Dollar General Corporation (NYSE: DG) reported a 24.3% increase in fourth-quarter earnings to $1.84 per share but missed the street expectation of $1.88 per share. Net sales improved 8.5% to $6.6 billion, in line with analysts’ projection.
DG shares fell 7% during pre-market trading on Thursday. The stock has seen a steady 35% increase in the trailing 12 months, helped by relatively strong comps growth.
Same-store sales grew 4%, helped by higher average transaction amount and customer traffic.
In Q4, Dollar General closed an incremental 35 stores resulting in about $28.3 million of related pre-tax costs, most of which were in the form of SG&A expenses.
CEO Todd Vasos said, “Looking ahead to 2019, we are excited to introduce two new transformational strategic initiatives, DG Fresh and Fast Track. DG Fresh, which is designed to enable self-distribution of fresh and frozen products, is already up and running in approximately 300 stores and Fast Track, which we believe will enhance in-store labor productivity and customer convenience, is launching soon.”

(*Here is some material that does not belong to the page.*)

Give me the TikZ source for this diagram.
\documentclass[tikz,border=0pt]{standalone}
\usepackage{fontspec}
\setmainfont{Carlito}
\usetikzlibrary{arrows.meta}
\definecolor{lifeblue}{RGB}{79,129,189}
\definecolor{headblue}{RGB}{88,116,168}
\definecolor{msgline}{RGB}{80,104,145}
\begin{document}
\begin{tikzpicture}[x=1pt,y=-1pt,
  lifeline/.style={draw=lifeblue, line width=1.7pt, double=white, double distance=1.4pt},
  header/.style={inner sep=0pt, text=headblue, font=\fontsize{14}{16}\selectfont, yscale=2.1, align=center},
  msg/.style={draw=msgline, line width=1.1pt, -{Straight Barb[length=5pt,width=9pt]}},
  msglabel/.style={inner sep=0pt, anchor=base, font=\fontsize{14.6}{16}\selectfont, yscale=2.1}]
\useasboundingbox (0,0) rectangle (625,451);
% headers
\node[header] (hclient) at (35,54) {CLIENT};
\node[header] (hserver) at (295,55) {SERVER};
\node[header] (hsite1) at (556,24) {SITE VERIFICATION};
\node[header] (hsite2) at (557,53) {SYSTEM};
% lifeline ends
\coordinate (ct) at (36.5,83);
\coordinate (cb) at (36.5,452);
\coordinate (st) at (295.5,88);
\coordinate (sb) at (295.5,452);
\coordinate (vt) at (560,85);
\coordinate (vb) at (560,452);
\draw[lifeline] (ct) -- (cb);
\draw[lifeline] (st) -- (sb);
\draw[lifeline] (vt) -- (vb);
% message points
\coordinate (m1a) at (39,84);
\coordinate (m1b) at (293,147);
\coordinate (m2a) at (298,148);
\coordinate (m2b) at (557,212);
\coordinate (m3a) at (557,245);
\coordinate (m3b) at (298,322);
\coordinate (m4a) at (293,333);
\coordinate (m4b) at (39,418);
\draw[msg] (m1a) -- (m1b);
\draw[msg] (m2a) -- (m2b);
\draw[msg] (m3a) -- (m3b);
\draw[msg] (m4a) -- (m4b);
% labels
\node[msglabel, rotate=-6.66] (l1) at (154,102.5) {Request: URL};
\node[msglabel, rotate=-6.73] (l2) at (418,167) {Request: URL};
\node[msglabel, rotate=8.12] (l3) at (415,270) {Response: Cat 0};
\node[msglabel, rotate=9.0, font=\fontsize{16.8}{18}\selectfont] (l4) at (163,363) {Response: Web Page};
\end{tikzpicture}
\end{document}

For fiscal 2019, the retailer expects net sales growth of about 7%, on a 2.5% growth in same-store sales. Diluted EPS for this period is projected in the range of $6.30 to $6.50.
Of late, the company’s margins have come under pressure due to increased SG&A expenses, mostly due to higher wages, rental costs, and utility expenses. Apart from this, the discount retailer is facing intense competition from other retailers like Walmart (WMT), Dollar Tree (DLTR) etc. on the pricing front.